Un bianco razzista e un negro in fuga incatenati assieme, e costretti dalle circostanze a fare amicizia. Ci voleva proprio una catena perché succedesse?

Non è male, ma Kramer ha fatto di meglio (come il bellissimo "L'ultima spiaggia"). Qui abbiamo due bravi attori, che hanno il coraggio di recitare quasi sempre sporchi e mal vestiti, una regia sobria e mai nervosa neanche nei momenti concitati dell'inseguimento, e un chiaro messaggio da comunicare. Proprio su questo punto sta secondo me qualche ombra del film, il quale eccede un po' in simbolismo e didascalismo. Questo a cominciare dal fatto che un bianco e un nero sono legati da una catena, e devono collaborare e imparare a stimarsi per togliersi d'impaccio.
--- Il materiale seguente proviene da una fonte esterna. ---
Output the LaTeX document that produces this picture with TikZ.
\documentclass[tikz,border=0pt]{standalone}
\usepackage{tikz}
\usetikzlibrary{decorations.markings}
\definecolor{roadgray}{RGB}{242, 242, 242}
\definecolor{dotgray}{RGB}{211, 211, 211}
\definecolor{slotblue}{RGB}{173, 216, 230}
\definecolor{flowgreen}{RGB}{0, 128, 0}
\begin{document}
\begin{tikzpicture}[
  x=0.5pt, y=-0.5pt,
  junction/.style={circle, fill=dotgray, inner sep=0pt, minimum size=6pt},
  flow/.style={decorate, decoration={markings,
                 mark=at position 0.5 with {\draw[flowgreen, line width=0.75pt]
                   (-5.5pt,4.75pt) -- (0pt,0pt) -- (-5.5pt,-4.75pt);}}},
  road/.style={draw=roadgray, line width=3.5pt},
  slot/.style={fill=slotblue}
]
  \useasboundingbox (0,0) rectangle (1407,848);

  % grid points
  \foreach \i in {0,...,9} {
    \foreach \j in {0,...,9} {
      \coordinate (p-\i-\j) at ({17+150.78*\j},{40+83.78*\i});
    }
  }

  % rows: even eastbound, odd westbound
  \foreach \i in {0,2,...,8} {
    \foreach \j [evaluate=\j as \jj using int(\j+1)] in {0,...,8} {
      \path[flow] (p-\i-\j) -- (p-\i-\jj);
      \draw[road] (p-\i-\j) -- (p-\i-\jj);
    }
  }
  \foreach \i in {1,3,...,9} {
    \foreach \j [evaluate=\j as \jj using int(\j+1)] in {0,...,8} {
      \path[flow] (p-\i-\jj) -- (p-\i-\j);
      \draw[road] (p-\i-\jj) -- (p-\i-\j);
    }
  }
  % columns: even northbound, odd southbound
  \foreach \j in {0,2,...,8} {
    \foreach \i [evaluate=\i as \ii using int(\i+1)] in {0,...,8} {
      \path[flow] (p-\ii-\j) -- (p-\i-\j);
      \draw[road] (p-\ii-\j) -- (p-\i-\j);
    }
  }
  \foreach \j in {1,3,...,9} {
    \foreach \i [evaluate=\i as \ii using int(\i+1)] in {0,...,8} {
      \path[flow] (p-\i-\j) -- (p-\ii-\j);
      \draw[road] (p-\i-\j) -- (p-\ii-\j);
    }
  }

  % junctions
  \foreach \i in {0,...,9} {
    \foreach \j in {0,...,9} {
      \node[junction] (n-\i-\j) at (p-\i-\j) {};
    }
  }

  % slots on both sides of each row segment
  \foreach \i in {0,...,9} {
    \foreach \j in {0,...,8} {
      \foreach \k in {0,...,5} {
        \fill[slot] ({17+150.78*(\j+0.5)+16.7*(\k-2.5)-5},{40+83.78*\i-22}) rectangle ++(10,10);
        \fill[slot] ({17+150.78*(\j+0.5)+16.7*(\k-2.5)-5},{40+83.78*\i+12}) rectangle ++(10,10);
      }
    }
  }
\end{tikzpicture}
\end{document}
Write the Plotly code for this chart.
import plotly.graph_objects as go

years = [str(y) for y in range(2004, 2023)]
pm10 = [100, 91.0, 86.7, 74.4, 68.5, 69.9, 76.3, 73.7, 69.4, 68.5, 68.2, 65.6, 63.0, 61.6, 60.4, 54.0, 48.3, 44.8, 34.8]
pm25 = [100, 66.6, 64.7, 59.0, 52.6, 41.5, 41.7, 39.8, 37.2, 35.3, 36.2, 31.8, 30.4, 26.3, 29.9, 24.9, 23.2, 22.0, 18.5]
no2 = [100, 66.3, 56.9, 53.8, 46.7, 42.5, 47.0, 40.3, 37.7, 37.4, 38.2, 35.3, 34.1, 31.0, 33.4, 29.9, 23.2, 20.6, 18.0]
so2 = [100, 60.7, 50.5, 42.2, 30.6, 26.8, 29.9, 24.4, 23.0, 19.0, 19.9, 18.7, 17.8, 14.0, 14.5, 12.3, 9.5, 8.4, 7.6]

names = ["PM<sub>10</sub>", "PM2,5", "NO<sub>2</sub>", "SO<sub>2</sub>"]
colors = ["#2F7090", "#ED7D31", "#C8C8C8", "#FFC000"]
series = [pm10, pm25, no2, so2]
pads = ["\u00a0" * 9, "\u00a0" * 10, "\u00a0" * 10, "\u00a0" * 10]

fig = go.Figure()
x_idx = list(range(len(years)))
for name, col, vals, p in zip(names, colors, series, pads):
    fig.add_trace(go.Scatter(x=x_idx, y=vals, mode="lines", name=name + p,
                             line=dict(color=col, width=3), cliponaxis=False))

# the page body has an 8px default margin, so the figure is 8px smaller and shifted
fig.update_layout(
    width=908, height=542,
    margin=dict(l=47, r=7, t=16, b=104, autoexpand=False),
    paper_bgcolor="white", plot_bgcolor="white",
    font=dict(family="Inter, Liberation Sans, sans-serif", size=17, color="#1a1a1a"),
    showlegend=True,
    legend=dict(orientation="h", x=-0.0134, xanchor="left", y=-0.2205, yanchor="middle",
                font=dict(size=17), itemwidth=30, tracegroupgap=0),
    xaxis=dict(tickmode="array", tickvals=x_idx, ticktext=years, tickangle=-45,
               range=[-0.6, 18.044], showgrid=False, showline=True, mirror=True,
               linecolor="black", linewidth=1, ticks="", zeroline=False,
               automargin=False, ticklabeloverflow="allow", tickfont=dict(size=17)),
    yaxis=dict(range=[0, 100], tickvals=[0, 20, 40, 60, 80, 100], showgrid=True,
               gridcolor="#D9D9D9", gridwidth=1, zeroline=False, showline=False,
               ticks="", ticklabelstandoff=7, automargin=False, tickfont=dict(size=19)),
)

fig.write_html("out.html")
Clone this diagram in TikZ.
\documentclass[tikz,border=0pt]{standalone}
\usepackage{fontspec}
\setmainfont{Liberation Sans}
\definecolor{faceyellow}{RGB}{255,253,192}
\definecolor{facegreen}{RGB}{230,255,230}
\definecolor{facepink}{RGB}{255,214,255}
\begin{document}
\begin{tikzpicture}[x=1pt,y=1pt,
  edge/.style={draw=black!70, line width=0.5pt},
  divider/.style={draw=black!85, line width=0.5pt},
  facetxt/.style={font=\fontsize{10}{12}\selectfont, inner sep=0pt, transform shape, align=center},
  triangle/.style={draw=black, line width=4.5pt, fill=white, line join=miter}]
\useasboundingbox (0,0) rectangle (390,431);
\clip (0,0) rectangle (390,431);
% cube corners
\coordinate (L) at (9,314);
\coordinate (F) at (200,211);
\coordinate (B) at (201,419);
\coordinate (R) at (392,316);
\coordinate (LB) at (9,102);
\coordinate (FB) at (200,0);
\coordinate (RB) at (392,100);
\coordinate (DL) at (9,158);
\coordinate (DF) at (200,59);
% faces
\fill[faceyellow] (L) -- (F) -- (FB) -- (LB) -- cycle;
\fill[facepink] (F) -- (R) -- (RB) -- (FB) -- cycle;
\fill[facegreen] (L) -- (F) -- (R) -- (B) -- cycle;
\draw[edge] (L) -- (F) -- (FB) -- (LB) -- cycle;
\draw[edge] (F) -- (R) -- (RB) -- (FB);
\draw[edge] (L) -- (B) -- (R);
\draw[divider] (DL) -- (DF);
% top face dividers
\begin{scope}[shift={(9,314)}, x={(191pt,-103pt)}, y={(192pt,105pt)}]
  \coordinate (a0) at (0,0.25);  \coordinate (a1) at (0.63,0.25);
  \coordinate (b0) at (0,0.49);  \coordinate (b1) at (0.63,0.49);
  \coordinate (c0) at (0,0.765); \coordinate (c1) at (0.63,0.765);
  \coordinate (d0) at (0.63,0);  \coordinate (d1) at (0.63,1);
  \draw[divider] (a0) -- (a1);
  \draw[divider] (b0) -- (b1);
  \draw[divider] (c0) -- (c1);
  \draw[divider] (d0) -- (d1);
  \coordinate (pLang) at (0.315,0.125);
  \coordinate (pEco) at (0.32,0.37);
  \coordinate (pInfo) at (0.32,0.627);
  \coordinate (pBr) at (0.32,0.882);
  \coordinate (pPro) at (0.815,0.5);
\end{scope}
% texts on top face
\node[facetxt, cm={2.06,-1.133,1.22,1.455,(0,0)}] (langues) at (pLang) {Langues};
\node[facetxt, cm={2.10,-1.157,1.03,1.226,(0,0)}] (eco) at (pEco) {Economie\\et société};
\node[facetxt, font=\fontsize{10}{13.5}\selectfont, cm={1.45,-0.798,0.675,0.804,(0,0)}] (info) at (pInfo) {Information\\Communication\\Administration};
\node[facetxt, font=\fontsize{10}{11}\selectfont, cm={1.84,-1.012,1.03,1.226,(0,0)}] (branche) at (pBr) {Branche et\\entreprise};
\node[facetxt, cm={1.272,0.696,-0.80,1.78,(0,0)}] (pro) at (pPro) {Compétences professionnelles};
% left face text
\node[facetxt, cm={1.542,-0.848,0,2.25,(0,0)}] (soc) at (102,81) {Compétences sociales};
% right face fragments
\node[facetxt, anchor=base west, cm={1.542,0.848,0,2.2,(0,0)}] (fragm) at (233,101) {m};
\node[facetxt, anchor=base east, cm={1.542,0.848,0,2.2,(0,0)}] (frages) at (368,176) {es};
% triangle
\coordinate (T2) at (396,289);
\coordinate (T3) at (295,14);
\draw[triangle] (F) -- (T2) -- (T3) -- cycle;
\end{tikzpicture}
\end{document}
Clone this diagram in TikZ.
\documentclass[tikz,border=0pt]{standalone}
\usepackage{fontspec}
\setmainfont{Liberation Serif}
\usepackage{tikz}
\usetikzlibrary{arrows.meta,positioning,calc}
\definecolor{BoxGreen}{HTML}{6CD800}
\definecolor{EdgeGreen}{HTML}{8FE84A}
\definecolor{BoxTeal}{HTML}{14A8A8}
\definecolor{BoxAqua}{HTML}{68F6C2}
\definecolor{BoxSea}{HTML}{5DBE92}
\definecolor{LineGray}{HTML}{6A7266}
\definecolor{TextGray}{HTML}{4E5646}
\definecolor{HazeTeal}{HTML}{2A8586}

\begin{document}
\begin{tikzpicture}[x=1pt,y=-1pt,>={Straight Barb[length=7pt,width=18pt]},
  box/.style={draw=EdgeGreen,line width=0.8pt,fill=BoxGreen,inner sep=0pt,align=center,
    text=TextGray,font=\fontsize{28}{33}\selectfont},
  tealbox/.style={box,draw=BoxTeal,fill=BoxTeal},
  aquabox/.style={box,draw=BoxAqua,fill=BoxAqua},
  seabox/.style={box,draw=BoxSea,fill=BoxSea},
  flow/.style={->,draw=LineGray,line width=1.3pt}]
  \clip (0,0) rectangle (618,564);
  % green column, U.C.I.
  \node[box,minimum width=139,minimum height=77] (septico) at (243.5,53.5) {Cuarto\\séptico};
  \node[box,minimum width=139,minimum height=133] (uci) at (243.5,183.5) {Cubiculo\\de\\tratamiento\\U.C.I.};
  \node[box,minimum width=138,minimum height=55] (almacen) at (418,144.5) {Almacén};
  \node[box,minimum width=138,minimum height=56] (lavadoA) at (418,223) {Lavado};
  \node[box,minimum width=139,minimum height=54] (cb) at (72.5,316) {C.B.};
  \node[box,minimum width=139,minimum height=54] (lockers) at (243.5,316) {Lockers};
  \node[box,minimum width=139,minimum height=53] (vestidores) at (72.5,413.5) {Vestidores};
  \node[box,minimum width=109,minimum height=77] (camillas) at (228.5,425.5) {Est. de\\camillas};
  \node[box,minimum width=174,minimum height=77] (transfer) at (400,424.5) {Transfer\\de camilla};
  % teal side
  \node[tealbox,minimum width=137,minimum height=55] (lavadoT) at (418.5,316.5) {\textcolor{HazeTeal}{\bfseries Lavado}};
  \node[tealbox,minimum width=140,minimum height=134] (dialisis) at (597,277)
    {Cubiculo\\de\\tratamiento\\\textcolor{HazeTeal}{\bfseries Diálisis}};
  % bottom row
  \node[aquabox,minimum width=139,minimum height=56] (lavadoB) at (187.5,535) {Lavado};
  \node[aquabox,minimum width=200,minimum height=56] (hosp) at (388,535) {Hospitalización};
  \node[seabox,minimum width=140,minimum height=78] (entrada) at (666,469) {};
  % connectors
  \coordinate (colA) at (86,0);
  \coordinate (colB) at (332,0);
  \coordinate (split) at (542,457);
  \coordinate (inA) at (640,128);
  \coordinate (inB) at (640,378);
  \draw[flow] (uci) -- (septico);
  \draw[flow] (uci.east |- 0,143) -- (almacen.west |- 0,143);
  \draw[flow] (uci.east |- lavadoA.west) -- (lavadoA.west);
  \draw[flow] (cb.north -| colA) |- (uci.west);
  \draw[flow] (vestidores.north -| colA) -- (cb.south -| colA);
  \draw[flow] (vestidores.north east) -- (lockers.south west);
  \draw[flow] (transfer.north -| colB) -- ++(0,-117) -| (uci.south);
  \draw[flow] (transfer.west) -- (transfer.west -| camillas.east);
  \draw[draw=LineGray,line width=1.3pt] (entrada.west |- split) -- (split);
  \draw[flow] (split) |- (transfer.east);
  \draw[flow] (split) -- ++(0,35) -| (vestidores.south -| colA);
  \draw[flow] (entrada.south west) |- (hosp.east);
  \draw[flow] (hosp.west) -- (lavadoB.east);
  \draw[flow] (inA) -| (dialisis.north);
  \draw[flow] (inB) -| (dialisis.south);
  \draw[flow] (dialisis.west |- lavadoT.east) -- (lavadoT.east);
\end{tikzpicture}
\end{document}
C'è poi qualche dialogo un po' troppo esplicito nel dare il pur condivisibile messaggio antirazzista.
La trama è lineare e robusta, ma a ben guardare i personaggi dei due protagonisti sono abbastanza approssimativi, specie quello interpretato da Tony Curtis. Ciò che sappiamo del loro passato è abbastanza indifferente, e anche i loro caratteri sono alquanto indeterminati. Paradossalmente, mi sono sembrati più riusciti e interessanti alcuni personaggi secondari, come quello che li libera dai contadini forcaioli e la donna della casetta. Il primo è un uomo immerso in una realtà di razzismo e di odio, che però se ne tira fuori, con discrezione e senza rumore, ma con una chiara scelta. Lei, invece, è una persona che per certi versi suscita compassione - specie per la sua solitudine - per altri disapprovazione, per il razzismo e la meschinità verso il fuggiasco negro. Molto negativi sono tutta una serie di personaggi collaterali, come alcuni rastrellatori e i contadini che vogliono impiccare gli evasi quasi per sfogare un sadismo che non ha nulla a che fare con i malcapitati. Da tutto ciò si evince un ritratto della provincia americana del Sud piuttosto sconfortante.
La parte migliore del film mi sembra l'ultima, perché più sincera e non didascalica. Anche lo sguardo finale dello sceriffo è degno di nota.